Exercise instructions: Output each line of the material exactly as it stands.

— BEGIN —

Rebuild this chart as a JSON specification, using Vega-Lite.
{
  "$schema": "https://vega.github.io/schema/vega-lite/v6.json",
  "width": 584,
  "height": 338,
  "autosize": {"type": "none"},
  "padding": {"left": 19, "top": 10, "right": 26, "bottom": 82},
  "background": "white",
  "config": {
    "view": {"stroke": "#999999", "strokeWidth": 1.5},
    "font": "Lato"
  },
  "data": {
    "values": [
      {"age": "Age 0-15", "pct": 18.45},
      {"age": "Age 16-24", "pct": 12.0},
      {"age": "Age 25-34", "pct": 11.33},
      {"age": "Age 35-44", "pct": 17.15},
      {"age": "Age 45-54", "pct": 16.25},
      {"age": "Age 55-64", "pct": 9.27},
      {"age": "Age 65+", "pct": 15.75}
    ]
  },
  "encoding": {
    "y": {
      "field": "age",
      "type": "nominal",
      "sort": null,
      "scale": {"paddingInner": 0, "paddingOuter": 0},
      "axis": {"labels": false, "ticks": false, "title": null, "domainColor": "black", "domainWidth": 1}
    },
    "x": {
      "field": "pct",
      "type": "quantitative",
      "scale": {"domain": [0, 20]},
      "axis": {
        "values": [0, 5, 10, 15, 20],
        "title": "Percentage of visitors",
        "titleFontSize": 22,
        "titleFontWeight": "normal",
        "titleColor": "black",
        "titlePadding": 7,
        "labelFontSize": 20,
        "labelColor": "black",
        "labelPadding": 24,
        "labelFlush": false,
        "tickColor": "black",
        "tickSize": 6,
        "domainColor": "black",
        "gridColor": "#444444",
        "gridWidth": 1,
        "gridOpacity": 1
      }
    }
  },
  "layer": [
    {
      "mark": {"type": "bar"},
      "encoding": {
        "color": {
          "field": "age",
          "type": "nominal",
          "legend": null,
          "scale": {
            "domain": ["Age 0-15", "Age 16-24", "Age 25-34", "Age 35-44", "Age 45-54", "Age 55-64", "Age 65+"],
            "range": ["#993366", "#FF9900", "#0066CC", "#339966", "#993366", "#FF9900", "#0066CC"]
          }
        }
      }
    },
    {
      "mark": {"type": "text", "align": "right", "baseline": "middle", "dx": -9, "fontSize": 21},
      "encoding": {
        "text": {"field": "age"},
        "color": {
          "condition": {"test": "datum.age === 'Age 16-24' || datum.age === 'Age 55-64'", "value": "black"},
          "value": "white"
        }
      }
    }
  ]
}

— END —

Solution to this task:
Rebuild this chart as a JSON specification, using Vega-Lite.
{
  "$schema": "https://vega.github.io/schema/vega-lite/v6.json",
  "width": 584,
  "height": 338,
  "autosize": {"type": "none"},
  "padding": {"left": 19, "top": 10, "right": 26, "bottom": 82},
  "background": "white",
  "config": {
    "view": {"stroke": "#999999", "strokeWidth": 1.5},
    "font": "Lato"
  },
  "data": {
    "values": [
      {"age": "Age 0-15", "pct": 18.45},
      {"age": "Age 16-24", "pct": 12.0},
      {"age": "Age 25-34", "pct": 11.33},
      {"age": "Age 35-44", "pct": 17.15},
      {"age": "Age 45-54", "pct": 16.25},
      {"age": "Age 55-64", "pct": 9.27},
      {"age": "Age 65+", "pct": 15.75}
    ]
  },
  "encoding": {
    "y": {
      "field": "age",
      "type": "nominal",
      "sort": null,
      "scale": {"paddingInner": 0, "paddingOuter": 0},
      "axis": {"labels": false, "ticks": false, "title": null, "domainColor": "black", "domainWidth": 1}
    },
    "x": {
      "field": "pct",
      "type": "quantitative",
      "scale": {"domain": [0, 20]},
      "axis": {
        "values": [0, 5, 10, 15, 20],
        "title": "Percentage of visitors",
        "titleFontSize": 22,
        "titleFontWeight": "normal",
        "titleColor": "black",
        "titlePadding": 7,
        "labelFontSize": 20,
        "labelColor": "black",
        "labelPadding": 24,
        "labelFlush": false,
        "tickColor": "black",
        "tickSize": 6,
        "domainColor": "black",
        "gridColor": "#444444",
        "gridWidth": 1,
        "gridOpacity": 1
      }
    }
  },
  "layer": [
    {
      "mark": {"type": "bar"},
      "encoding": {
        "color": {
          "field": "age",
          "type": "nominal",
          "legend": null,
          "scale": {
            "domain": ["Age 0-15", "Age 16-24", "Age 25-34", "Age 35-44", "Age 45-54", "Age 55-64", "Age 65+"],
            "range": ["#993366", "#FF9900", "#0066CC", "#339966", "#993366", "#FF9900", "#0066CC"]
          }
        }
      }
    },
    {
      "mark": {"type": "text", "align": "right", "baseline": "middle", "dx": -9, "fontSize": 21},
      "encoding": {
        "text": {"field": "age"},
        "color": {
          "condition": {"test": "datum.age === 'Age 16-24' || datum.age === 'Age 55-64'", "value": "black"},
          "value": "white"
        }
      }
    }
  ]
}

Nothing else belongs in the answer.